**Challenge:**
Would you print the material exactly, starting at its first line and ending at the line holding "Pie, Cell, Legend"?

□ □ □ □ □ □ □

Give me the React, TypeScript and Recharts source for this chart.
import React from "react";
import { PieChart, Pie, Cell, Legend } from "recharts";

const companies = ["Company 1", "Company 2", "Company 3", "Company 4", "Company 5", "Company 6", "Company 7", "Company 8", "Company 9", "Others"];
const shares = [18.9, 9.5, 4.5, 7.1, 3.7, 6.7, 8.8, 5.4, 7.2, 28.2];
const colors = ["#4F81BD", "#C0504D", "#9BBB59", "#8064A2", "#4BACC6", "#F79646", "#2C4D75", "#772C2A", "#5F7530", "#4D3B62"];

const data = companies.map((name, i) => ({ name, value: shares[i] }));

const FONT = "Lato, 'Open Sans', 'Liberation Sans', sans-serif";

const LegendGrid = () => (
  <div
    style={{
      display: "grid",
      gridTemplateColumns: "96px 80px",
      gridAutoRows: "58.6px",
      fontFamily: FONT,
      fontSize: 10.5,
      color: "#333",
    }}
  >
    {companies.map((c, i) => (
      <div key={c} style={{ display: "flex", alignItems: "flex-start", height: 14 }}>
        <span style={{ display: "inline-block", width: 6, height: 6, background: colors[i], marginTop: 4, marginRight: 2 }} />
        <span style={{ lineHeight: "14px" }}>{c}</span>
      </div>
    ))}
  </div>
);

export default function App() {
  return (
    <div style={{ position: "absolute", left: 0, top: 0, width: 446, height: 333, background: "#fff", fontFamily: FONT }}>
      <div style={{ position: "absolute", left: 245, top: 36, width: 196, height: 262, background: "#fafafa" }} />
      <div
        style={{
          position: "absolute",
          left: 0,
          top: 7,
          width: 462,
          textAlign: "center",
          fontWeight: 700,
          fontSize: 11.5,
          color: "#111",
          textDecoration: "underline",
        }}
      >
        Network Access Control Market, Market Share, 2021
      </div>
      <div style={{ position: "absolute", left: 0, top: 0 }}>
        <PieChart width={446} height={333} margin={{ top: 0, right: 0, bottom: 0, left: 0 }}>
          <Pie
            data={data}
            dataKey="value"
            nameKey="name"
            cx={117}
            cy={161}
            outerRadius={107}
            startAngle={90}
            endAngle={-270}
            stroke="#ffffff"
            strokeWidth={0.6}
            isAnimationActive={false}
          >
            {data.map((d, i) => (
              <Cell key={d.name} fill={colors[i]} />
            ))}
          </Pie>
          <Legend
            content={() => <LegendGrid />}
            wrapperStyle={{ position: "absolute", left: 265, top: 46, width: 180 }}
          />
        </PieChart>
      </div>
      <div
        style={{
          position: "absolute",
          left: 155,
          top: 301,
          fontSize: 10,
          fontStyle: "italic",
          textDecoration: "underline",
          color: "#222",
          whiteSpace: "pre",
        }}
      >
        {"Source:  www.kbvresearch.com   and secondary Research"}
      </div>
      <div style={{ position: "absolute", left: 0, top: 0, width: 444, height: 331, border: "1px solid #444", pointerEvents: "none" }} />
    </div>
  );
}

□ □ □ □ □ □ □

**Result of this exercise:**
Give me the React, TypeScript and Recharts source for this chart.
import React from "react";
import { PieChart, Pie, Cell, Legend } from "recharts";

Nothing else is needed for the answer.